Helplessness is a grip on the ankle. Hands tied by your sides, loose enough to move, but nothing useful to be done with them. And there's nothing a doctor hates more than impotence in the face of pain. He's had all the tests, and they all said the same: this is his life now. A fragile balance struck between the pain that dulls his shine, and the prescriptions that dampen everything down, a dull four fifths him.

And really, if she were he, honestly truly she doesn't know what she would choose. Do you sacrifice a part of your soul, that piece of you that makes you feel redeemable, for a life free from the fear of pain? What if the pain is secretly the price for being you?

He hasn't moved in five minutes. Is he sat like that because it is helping the pain or the thoughts? His hands aren't right for a proper mind palace, pain I reckon. I've got his rescue meds in my desk drawer, if he hasn't moved in three more minutes I'm getting them…


First came the work – distraction is a powerful sedative. Take an eight when a six doesn't work any more. Need a ten, when pain bleeds into his thoughts, when even eights can't take the edge off. Stalk the feeling down through the underbrush of life. Push into the work, become a wraith of thought and action. Colder, harder, lack of emotion.

And if all that's left are messy emotions and unpredictability and damnit, knowing that he is so tired, so done with this? Morphine. Cocaine. Heroin. No one understands why he chases the high, the allure of opiates to an exceptional processor. But when you're stoned, everything is distant. Bringing your body under control by losing control, wouldn't that blissful oblivion be wonderful?

Seven hours in four days that's less than two hours sleep a night if you can get four hours tonight you'll feel better but that means taking the pills and lying down is that cheating when the case isn't solved what about if someone else does the legwork NO it has to be me I have to push through it…
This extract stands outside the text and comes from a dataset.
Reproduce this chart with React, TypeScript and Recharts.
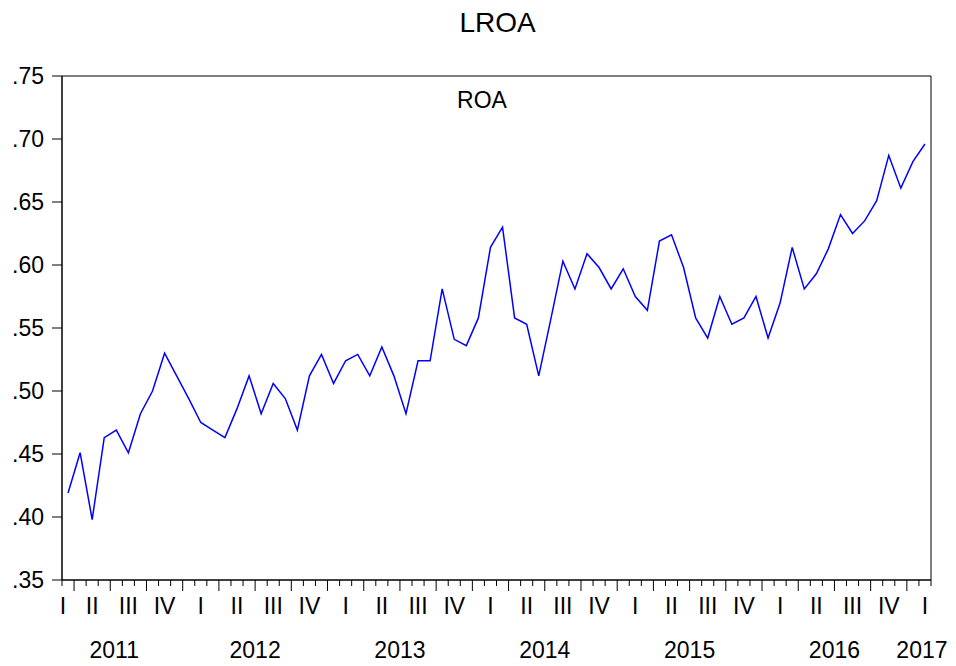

She did the reading, knows all the facts, she even went to a support group just to hear other people talk about their lived pain. If you can't fix him, at least fill your toolbox with things to smooth the journey, to ease his ride through life. You can't change him, but you can move you.

That's what people do, isn't it? Mould themselves and bend themselves and twist themselves inside out. That's what you do when you are in love, or a certain kind of love, anyway. If you both orbit around the axis of each other, love is a transformation – not necessarily bad, or hard, just bending with each other's sorrows so that neither one snaps.

Just walk over, tablets on the bench, glass of water too. Then work at the far bench, he can shout if he needs you but he isn't in the spotlight. He'll feel better when they start to work, and if he doesn't need them at all, then it's not a danger night…


Molly. The one person that sees him, knows him. All the way through and down and inside to out. He has laid himself bare, done everything he can to scare her away, and still she stays. She holds. In therapy, six weeks of 'release the pain' and 'test the fear', at least he got a name for this… thing. Unconditional positive regard: acceptance and support, no matter what you say or do.

She is the flame in the dusk that draws him in, stupid moth that he is. But her fire doesn't burn, and it does not destroy. It is the warmth of a hot bath that melts the pain away. It is the heat of the sun through that cold winter window. A log fire inside as the storm blows itself out. He will never say it to her, would never poison her life with the burden he is. But she is his hope.

Meet her eyes and give her a smile. She sees me and I see her. If that's all I can ever have, then today, I can live with that.